→ EXERCISE DESCRIPTION
All of the data should be repeated exactly; pictures are not part of the copy.

(Dataset excerpt)
··········
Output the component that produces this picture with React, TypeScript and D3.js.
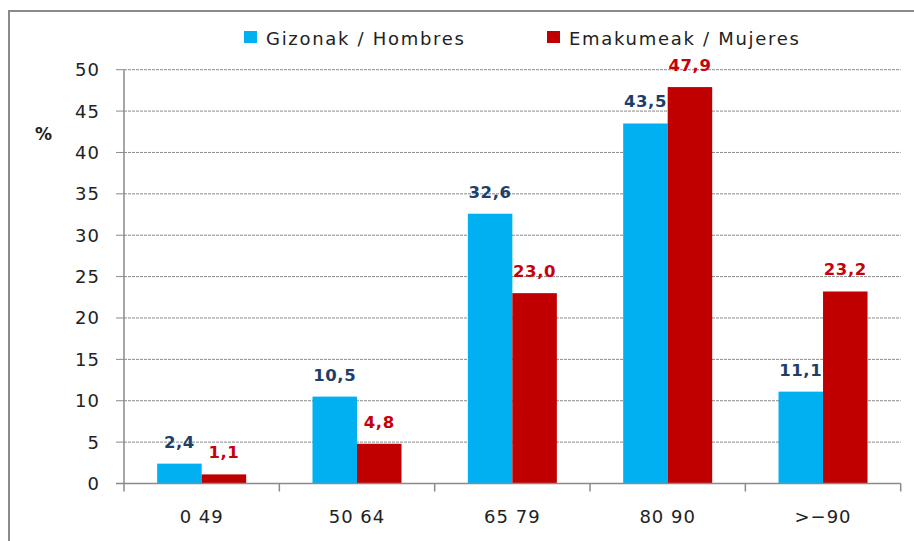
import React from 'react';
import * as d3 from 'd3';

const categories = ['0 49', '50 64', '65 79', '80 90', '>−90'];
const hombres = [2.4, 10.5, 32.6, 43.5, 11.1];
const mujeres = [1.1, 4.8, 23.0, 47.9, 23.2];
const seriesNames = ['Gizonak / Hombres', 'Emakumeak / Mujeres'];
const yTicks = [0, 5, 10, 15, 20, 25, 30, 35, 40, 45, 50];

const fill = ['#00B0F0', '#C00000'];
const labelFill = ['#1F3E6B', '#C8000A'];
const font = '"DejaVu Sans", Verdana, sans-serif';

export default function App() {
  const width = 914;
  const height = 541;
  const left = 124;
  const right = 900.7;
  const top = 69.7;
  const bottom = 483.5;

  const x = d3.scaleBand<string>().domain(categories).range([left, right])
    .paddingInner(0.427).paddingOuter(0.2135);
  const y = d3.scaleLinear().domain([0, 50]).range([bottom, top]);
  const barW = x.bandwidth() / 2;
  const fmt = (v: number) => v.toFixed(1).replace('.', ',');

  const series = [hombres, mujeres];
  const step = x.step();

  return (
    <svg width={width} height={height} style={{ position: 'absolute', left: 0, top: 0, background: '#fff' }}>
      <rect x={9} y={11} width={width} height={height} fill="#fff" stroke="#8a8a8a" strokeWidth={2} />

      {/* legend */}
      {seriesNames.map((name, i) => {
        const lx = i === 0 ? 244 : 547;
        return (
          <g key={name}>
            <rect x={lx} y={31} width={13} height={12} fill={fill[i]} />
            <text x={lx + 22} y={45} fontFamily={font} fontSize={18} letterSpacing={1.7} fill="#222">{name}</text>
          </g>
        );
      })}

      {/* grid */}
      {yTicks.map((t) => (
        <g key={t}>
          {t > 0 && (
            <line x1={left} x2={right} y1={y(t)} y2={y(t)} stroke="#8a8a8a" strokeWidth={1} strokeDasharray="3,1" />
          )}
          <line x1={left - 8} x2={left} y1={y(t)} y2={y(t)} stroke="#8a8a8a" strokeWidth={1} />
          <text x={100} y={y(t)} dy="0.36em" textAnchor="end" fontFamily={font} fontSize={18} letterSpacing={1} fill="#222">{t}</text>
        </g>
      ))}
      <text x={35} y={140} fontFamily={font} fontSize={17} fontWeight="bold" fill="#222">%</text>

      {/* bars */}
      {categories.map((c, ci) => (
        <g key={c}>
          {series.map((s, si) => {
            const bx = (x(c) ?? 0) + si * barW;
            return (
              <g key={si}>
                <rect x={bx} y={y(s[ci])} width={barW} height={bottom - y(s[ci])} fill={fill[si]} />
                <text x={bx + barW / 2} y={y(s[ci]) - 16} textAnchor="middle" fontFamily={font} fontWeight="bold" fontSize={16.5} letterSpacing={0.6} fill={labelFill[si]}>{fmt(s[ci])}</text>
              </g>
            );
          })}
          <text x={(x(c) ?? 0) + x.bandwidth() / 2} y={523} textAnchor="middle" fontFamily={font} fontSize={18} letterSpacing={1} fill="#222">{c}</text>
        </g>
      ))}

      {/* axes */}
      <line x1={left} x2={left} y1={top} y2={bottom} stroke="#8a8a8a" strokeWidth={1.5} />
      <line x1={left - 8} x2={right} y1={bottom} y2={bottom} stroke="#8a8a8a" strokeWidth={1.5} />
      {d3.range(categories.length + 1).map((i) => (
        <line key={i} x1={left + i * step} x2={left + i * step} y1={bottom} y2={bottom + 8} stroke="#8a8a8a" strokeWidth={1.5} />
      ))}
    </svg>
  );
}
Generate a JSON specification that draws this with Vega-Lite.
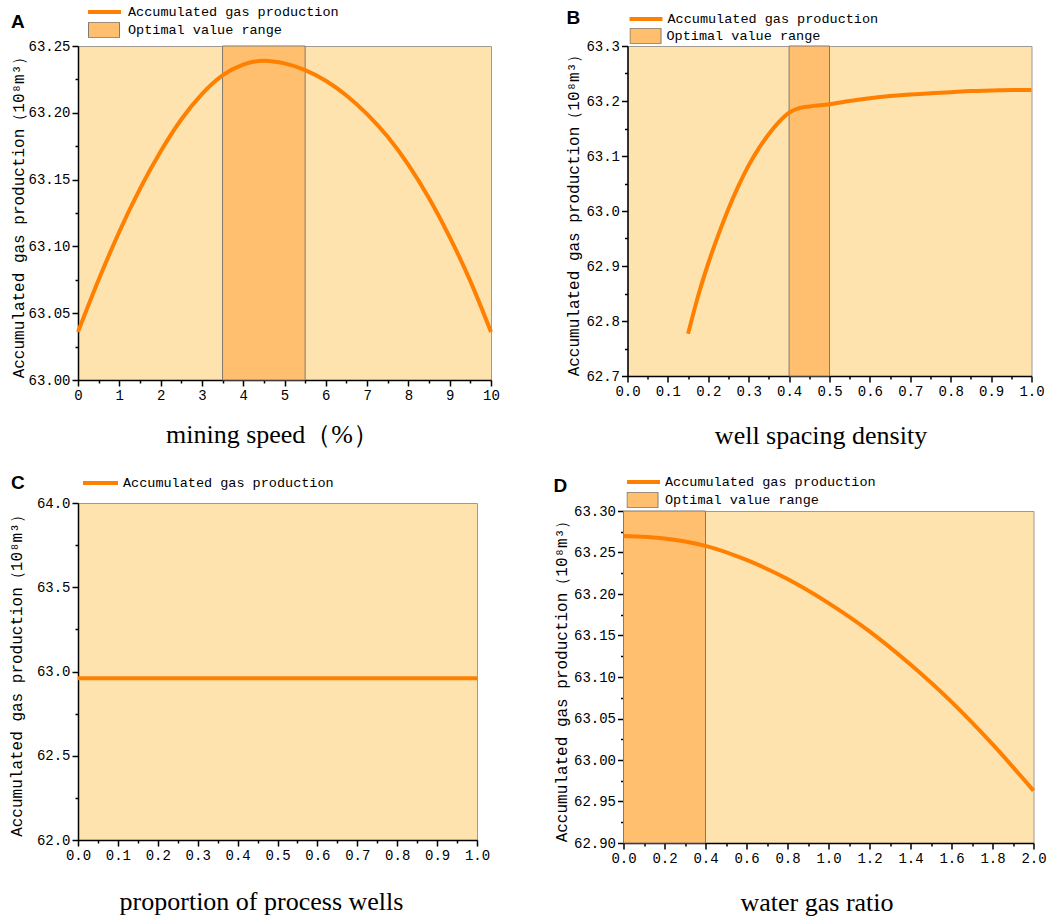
··········
→ WORKED ANSWER
Output the component that produces this picture with React, TypeScript and D3.js.
import React from 'react';
import * as d3 from 'd3';

const categories = ['0 49', '50 64', '65 79', '80 90', '>−90'];
const hombres = [2.4, 10.5, 32.6, 43.5, 11.1];
const mujeres = [1.1, 4.8, 23.0, 47.9, 23.2];
const seriesNames = ['Gizonak / Hombres', 'Emakumeak / Mujeres'];
const yTicks = [0, 5, 10, 15, 20, 25, 30, 35, 40, 45, 50];

const fill = ['#00B0F0', '#C00000'];
const labelFill = ['#1F3E6B', '#C8000A'];
const font = '"DejaVu Sans", Verdana, sans-serif';

export default function App() {
  const width = 914;
  const height = 541;
  const left = 124;
  const right = 900.7;
  const top = 69.7;
  const bottom = 483.5;

  const x = d3.scaleBand<string>().domain(categories).range([left, right])
    .paddingInner(0.427).paddingOuter(0.2135);
  const y = d3.scaleLinear().domain([0, 50]).range([bottom, top]);
  const barW = x.bandwidth() / 2;
  const fmt = (v: number) => v.toFixed(1).replace('.', ',');

  const series = [hombres, mujeres];
  const step = x.step();

  return (
    <svg width={width} height={height} style={{ position: 'absolute', left: 0, top: 0, background: '#fff' }}>
      <rect x={9} y={11} width={width} height={height} fill="#fff" stroke="#8a8a8a" strokeWidth={2} />

      {/* legend */}
      {seriesNames.map((name, i) => {
        const lx = i === 0 ? 244 : 547;
        return (
          <g key={name}>
            <rect x={lx} y={31} width={13} height={12} fill={fill[i]} />
            <text x={lx + 22} y={45} fontFamily={font} fontSize={18} letterSpacing={1.7} fill="#222">{name}</text>
          </g>
        );
      })}

      {/* grid */}
      {yTicks.map((t) => (
        <g key={t}>
          {t > 0 && (
            <line x1={left} x2={right} y1={y(t)} y2={y(t)} stroke="#8a8a8a" strokeWidth={1} strokeDasharray="3,1" />
          )}
          <line x1={left - 8} x2={left} y1={y(t)} y2={y(t)} stroke="#8a8a8a" strokeWidth={1} />
          <text x={100} y={y(t)} dy="0.36em" textAnchor="end" fontFamily={font} fontSize={18} letterSpacing={1} fill="#222">{t}</text>
        </g>
      ))}
      <text x={35} y={140} fontFamily={font} fontSize={17} fontWeight="bold" fill="#222">%</text>

      {/* bars */}
      {categories.map((c, ci) => (
        <g key={c}>
          {series.map((s, si) => {
            const bx = (x(c) ?? 0) + si * barW;
            return (
              <g key={si}>
                <rect x={bx} y={y(s[ci])} width={barW} height={bottom - y(s[ci])} fill={fill[si]} />
                <text x={bx + barW / 2} y={y(s[ci]) - 16} textAnchor="middle" fontFamily={font} fontWeight="bold" fontSize={16.5} letterSpacing={0.6} fill={labelFill[si]}>{fmt(s[ci])}</text>
              </g>
            );
          })}
          <text x={(x(c) ?? 0) + x.bandwidth() / 2} y={523} textAnchor="middle" fontFamily={font} fontSize={18} letterSpacing={1} fill="#222">{c}</text>
        </g>
      ))}

      {/* axes */}
      <line x1={left} x2={left} y1={top} y2={bottom} stroke="#8a8a8a" strokeWidth={1.5} />
      <line x1={left - 8} x2={right} y1={bottom} y2={bottom} stroke="#8a8a8a" strokeWidth={1.5} />
      {d3.range(categories.length + 1).map((i) => (
        <line key={i} x1={left + i * step} x2={left + i * step} y1={bottom} y2={bottom + 8} stroke="#8a8a8a" strokeWidth={1.5} />
      ))}
    </svg>
  );
}
Generate a JSON specification that draws this with Vega-Lite.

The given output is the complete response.